By basking in stadium lights on Major League Baseball’s opening night and standing shoulder-to-shoulder with football stars, Austin Schindel has already gotten a taste of his dream job.
Schindel will walk the Commencement stage next week before he travels to top sporting events as a social media reporter, a yearlong gig any sports fanatic would envy.
The 22-year-old will pocket $40,000 for the job with Comcast’s television service XFINITY, which he won through a nationwide contest in March, and plans to set up the “ultimate sports pad” in his Dupont Circle apartment.
“I can’t believe I’ve been give this opportunity at such a young age. It feels like the sky is the limit,” Schindel said.
Since nabbing the opportunity through XFINITY’s Ultimate Sports Job Social Media Contest, he has run the company’s Twitter account as the “XFINITY Sports Guy.”
Schindel began working last month, calling the new job a 24-hour grind, as he constantly updates his Twitter feed to keep its nearly 1,000 followers posted. In the weeks leading up to graduation, he has interacted with fans sounding off on the National Hockey League playoffs and the Kentucky Derby.
“Twitter is just an incredible space as more and more people join,” Schindel said. “I am talking to people about sports, and we don’t even know each other.”
His tweeting will heat up this summer when he moves into an apartment that XFINITY will outfit with three televisions, including one 3D television, along with an Xbox, an iPad and a stereo system – all designed to help him follow sports day and night.
Throughout his yearlong contract, Schindel might also visit the National Basketball Association Draft or summer baseball games.
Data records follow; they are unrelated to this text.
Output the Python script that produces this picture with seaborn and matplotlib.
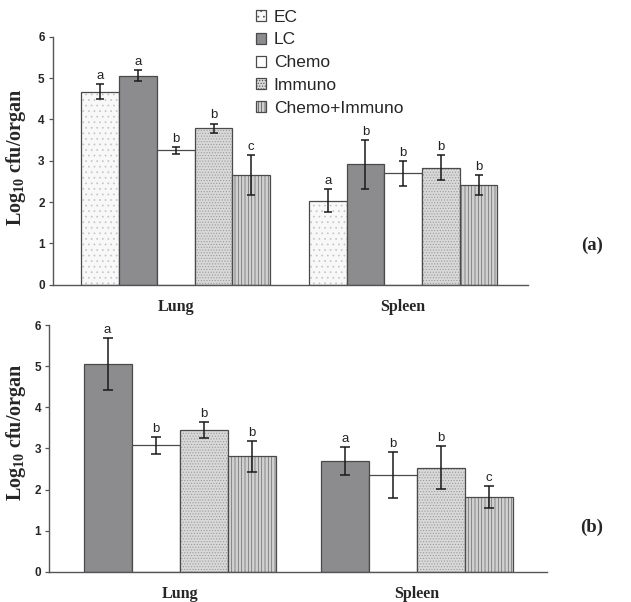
import matplotlib
matplotlib.use("Agg")
import matplotlib.pyplot as plt
import matplotlib.patches as mpatches
from matplotlib.colors import to_rgba
import seaborn as sns
import pandas as pd

# ---- data ----
organs = ["Lung", "Spleen"]

groups_a = ["EC", "LC", "Chemo", "Immuno", "Chemo+Immuno"]
lung_a = [4.67, 5.06, 3.25, 3.78, 2.65]
lung_a_err = [0.18, 0.14, 0.09, 0.12, 0.48]
spleen_a = [2.03, 2.91, 2.70, 2.83, 2.42]
spleen_a_err = [0.28, 0.59, 0.30, 0.30, 0.24]
letters_lung_a = ["a", "a", "b", "b", "c"]
letters_spleen_a = ["a", "b", "b", "b", "b"]

groups_b = ["LC", "Chemo", "Immuno", "Chemo+Immuno"]
lung_b = [5.05, 3.08, 3.45, 2.81]
lung_b_err = [0.63, 0.21, 0.20, 0.37]
spleen_b = [2.69, 2.36, 2.53, 1.82]
spleen_b_err = [0.34, 0.56, 0.52, 0.27]
letters_lung_b = ["a", "b", "b", "b"]
letters_spleen_b = ["a", "b", "b", "c"]

# bar styles
face = {"EC": "#f8f8f8", "LC": "#8c8c8e", "Chemo": "#ffffff",
        "Immuno": "#d9d9d9", "Chemo+Immuno": "#d0d0d0"}
hatch = {"EC": "...", "LC": "", "Chemo": "", "Immuno": "......", "Chemo+Immuno": "|||||"}
hatch_col = {"EC": "#c4c4c4", "LC": "#555555", "Chemo": "#555555",
             "Immuno": "#9a9a9a", "Chemo+Immuno": "#6a6a6a"}

sns.set_style("white")
plt.rcParams["hatch.linewidth"] = 0.5
plt.rcParams["mathtext.fontset"] = "custom"
plt.rcParams["mathtext.rm"] = "Liberation Serif:bold"
plt.rcParams["mathtext.it"] = "Liberation Serif:bold"
plt.rcParams["mathtext.bf"] = "Liberation Serif:bold"

fig = plt.figure(figsize=(6.31, 6.02), dpi=100)
ax1 = fig.add_axes([0.084, 0.527, 0.753, 0.412])
ax2 = fig.add_axes([0.078, 0.050, 0.789, 0.410])


def make_df(groups, lung, spleen):
    rows = []
    for g, v in zip(groups, lung):
        rows.append({"organ": "Lung", "group": g, "val": v})
    for g, v in zip(groups, spleen):
        rows.append({"organ": "Spleen", "group": g, "val": v})
    return pd.DataFrame(rows)


def draw_panel(ax, groups, lung, spleen, lung_err, spleen_err, let_l, let_s,
               width, capsize, xlim, label_xy):
    df = make_df(groups, lung, spleen)
    sns.barplot(data=df, x="organ", y="val", hue="group", order=organs,
                hue_order=groups, errorbar=None, width=width, ax=ax,
                palette=[face[g] for g in groups], saturation=1, legend=False)
    bars = list(ax.containers)
    for g, cont in zip(groups, bars):
        for p in cont:
            p.set_facecolor(face[g])
            p.set_edgecolor("#4a4a4a")
            p.set_linewidth(0.9)
            if hatch[g]:
                p.set_hatch(hatch[g])
                p._hatch_color = to_rgba(hatch_col[g])
    errs = [lung_err, spleen_err]
    lets = [let_l, let_s]
    for i, cont in enumerate(bars):
        for j, p in enumerate(cont):
            xc = p.get_x() + p.get_width() / 2
            h = p.get_height()
            e = errs[j][i]
            ax.errorbar(xc, h, yerr=e, fmt="none", ecolor="#1a1a1a",
                        elinewidth=1.1, capsize=capsize, capthick=1.1)
            ax.text(xc, h + e + 0.05, lets[j][i], ha="center", va="bottom",
                    fontsize=9.5, family="Liberation Sans", color="#222222")
    ax.set_ylim(0, 6)
    ax.set_xlim(*xlim)
    ax.set_yticks(range(0, 7))
    ax.set_xlabel("")
    ax.set_ylabel(r"Log$_{10}$ cfu/organ", family="Liberation Serif",
                  fontweight="bold", fontsize=14.5)
    ax.yaxis.set_label_coords(*label_xy)
    for s in ["top", "right"]:
        ax.spines[s].set_visible(False)
    for s in ["left", "bottom"]:
        ax.spines[s].set_color("#555555")
        ax.spines[s].set_linewidth(1.0)
    ax.tick_params(axis="y", left=True, length=3, width=0.9, color="#555555",
                   labelsize=8.5, pad=3)
    ax.tick_params(axis="x", bottom=False, pad=7)
    for t in ax.get_yticklabels():
        t.set_family("Liberation Sans")
        t.set_fontweight("bold")
    for t in ax.get_xticklabels():
        t.set_family("Liberation Serif")
        t.set_fontweight("bold")
        t.set_fontsize(11.5)


draw_panel(ax1, groups_a, lung_a, spleen_a, lung_a_err, spleen_a_err,
           letters_lung_a, letters_spleen_a, 0.83, 2.8, (-0.54, 1.55),
           (-0.053, 0.516))
draw_panel(ax2, groups_b, lung_b, spleen_b, lung_b_err, spleen_b_err,
           letters_lung_b, letters_spleen_b, 0.81, 3.6, (-0.55, 1.55),
           (-0.042, 0.567))

# legend for panel (a)
handles = []
for g in groups_a:
    hp = mpatches.Patch(facecolor=face[g], edgecolor="#4a4a4a", hatch=hatch[g],
                        linewidth=0.9, label=g)
    handles.append(hp)
leg = fig.legend(handles=handles, loc="upper left",
                 bbox_to_anchor=(246 / 631, 1.0), frameon=False,
                 prop={"family": "Liberation Sans", "size": 12.5},
                 handlelength=0.6, handleheight=0.6, handletextpad=0.45,
                 labelspacing=0.45, borderpad=0.05)

fig.text(592 / 631, 1 - 245 / 602, "(a)", family="Liberation Serif",
         fontweight="bold", fontsize=13.5, ha="center", va="center")
fig.text(592 / 631, 1 - 527 / 602, "(b)", family="Liberation Serif",
         fontweight="bold", fontsize=13.5, ha="center", va="center")

fig.savefig("out.png", dpi=100)
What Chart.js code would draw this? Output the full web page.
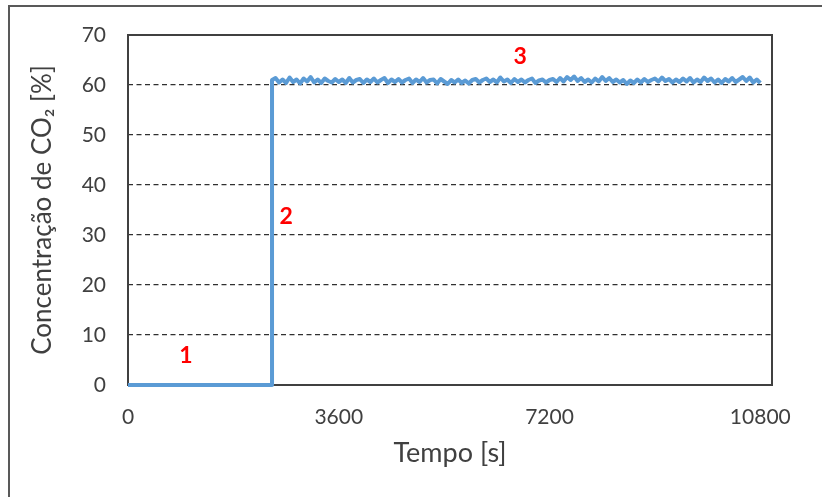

He has his eye on attending the Olympics in London this summer to tweet about track and field or swimming championships.
Schindel, an international affairs major who hails from New Jersey, said he has been a sports junkie since his father plopped him in front of the television at 5 years old to watch Michael Jordan take on the New York Knicks. Throughout his time at GW, he spent time as a media relations intern at the Washington Nationals, a social media intern for the Washington Redskins and as a columnist for Bleacherreport.com.
He primarily roots for the New York Yankees and New Jersey Nets, but since taking the job, he said he has tried to diversify the sports he watches.
Entering the contest just six hours before deadline, Schindel submitted a short video that earned him a spot among the top 100 finalists. Only five of the finalists continued on in the contest judged solely through Facebook voting.
After making it to the competition’s final round, he covered a professional golf championship with The Golf Channel in Miami, Fla. and went behind the scenes, using social networks to narrate the events of the day, and to follow Tiger Woods through 18 holes.
A few weeks later he got a call, while he was at his internship, telling him he had won the contest.
“I had to stop myself from going crazy in the office,” he said.